### Source data

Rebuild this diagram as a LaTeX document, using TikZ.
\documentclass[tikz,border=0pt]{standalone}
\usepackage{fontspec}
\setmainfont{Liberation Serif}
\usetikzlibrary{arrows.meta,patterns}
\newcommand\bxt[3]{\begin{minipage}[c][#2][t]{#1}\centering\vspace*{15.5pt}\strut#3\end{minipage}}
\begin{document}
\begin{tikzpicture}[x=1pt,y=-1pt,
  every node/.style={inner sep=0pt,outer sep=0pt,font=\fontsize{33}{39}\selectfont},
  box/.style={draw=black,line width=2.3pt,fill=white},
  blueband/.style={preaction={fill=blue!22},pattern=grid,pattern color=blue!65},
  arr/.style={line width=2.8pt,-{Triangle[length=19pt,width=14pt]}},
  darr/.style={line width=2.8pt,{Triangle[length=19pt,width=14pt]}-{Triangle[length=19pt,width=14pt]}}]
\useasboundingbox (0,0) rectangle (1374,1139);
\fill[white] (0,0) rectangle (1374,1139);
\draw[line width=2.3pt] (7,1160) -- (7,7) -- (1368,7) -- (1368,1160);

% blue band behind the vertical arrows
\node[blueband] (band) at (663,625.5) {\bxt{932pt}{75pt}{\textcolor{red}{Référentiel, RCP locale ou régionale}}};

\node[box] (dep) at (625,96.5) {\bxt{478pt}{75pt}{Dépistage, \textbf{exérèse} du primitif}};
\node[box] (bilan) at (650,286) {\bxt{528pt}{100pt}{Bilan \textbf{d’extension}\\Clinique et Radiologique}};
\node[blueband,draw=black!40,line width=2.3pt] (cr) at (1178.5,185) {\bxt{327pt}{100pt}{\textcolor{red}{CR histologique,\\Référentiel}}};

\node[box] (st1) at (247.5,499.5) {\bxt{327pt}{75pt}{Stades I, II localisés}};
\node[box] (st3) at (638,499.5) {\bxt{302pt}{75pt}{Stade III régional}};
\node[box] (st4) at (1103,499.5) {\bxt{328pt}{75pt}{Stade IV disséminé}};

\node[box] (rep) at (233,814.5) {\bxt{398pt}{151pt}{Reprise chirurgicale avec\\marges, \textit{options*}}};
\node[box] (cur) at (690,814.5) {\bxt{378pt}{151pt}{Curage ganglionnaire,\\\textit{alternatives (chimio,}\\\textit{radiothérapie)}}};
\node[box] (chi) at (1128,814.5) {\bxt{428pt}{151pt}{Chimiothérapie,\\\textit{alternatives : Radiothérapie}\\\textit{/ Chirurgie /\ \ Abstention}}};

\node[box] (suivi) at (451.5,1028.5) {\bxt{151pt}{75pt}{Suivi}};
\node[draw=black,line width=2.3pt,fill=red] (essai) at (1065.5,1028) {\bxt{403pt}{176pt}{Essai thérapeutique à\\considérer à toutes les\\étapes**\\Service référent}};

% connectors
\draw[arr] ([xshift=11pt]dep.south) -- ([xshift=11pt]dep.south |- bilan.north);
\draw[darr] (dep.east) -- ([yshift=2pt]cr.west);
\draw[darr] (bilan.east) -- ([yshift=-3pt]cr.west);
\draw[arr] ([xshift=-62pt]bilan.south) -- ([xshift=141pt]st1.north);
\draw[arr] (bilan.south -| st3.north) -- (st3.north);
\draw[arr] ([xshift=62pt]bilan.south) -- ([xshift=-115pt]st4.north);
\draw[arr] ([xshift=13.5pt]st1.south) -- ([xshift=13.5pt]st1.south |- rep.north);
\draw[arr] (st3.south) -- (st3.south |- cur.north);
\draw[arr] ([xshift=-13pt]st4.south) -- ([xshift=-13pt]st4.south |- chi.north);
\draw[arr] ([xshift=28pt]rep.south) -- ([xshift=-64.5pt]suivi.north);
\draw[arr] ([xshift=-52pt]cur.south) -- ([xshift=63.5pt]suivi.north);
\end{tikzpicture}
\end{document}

### Do this
In the listing above, please print only the lines from the first one to the line where "width=2.3pt,fill=red] (essai) at" appears, exactly as written, both of those lines included.

### Output for this task
Rebuild this diagram as a LaTeX document, using TikZ.
\documentclass[tikz,border=0pt]{standalone}
\usepackage{fontspec}
\setmainfont{Liberation Serif}
\usetikzlibrary{arrows.meta,patterns}
\newcommand\bxt[3]{\begin{minipage}[c][#2][t]{#1}\centering\vspace*{15.5pt}\strut#3\end{minipage}}
\begin{document}
\begin{tikzpicture}[x=1pt,y=-1pt,
  every node/.style={inner sep=0pt,outer sep=0pt,font=\fontsize{33}{39}\selectfont},
  box/.style={draw=black,line width=2.3pt,fill=white},
  blueband/.style={preaction={fill=blue!22},pattern=grid,pattern color=blue!65},
  arr/.style={line width=2.8pt,-{Triangle[length=19pt,width=14pt]}},
  darr/.style={line width=2.8pt,{Triangle[length=19pt,width=14pt]}-{Triangle[length=19pt,width=14pt]}}]
\useasboundingbox (0,0) rectangle (1374,1139);
\fill[white] (0,0) rectangle (1374,1139);
\draw[line width=2.3pt] (7,1160) -- (7,7) -- (1368,7) -- (1368,1160);

% blue band behind the vertical arrows
\node[blueband] (band) at (663,625.5) {\bxt{932pt}{75pt}{\textcolor{red}{Référentiel, RCP locale ou régionale}}};

\node[box] (dep) at (625,96.5) {\bxt{478pt}{75pt}{Dépistage, \textbf{exérèse} du primitif}};
\node[box] (bilan) at (650,286) {\bxt{528pt}{100pt}{Bilan \textbf{d’extension}\\Clinique et Radiologique}};
\node[blueband,draw=black!40,line width=2.3pt] (cr) at (1178.5,185) {\bxt{327pt}{100pt}{\textcolor{red}{CR histologique,\\Référentiel}}};

\node[box] (st1) at (247.5,499.5) {\bxt{327pt}{75pt}{Stades I, II localisés}};
\node[box] (st3) at (638,499.5) {\bxt{302pt}{75pt}{Stade III régional}};
\node[box] (st4) at (1103,499.5) {\bxt{328pt}{75pt}{Stade IV disséminé}};

\node[box] (rep) at (233,814.5) {\bxt{398pt}{151pt}{Reprise chirurgicale avec\\marges, \textit{options*}}};
\node[box] (cur) at (690,814.5) {\bxt{378pt}{151pt}{Curage ganglionnaire,\\\textit{alternatives (chimio,}\\\textit{radiothérapie)}}};
\node[box] (chi) at (1128,814.5) {\bxt{428pt}{151pt}{Chimiothérapie,\\\textit{alternatives : Radiothérapie}\\\textit{/ Chirurgie /\ \ Abstention}}};

\node[box] (suivi) at (451.5,1028.5) {\bxt{151pt}{75pt}{Suivi}};
\node[draw=black,line width=2.3pt,fill=red] (essai) at (1065.5,1028) {\bxt{403pt}{176pt}{Essai thérapeutique à\\considérer à toutes les\\étapes**\\Service référent}};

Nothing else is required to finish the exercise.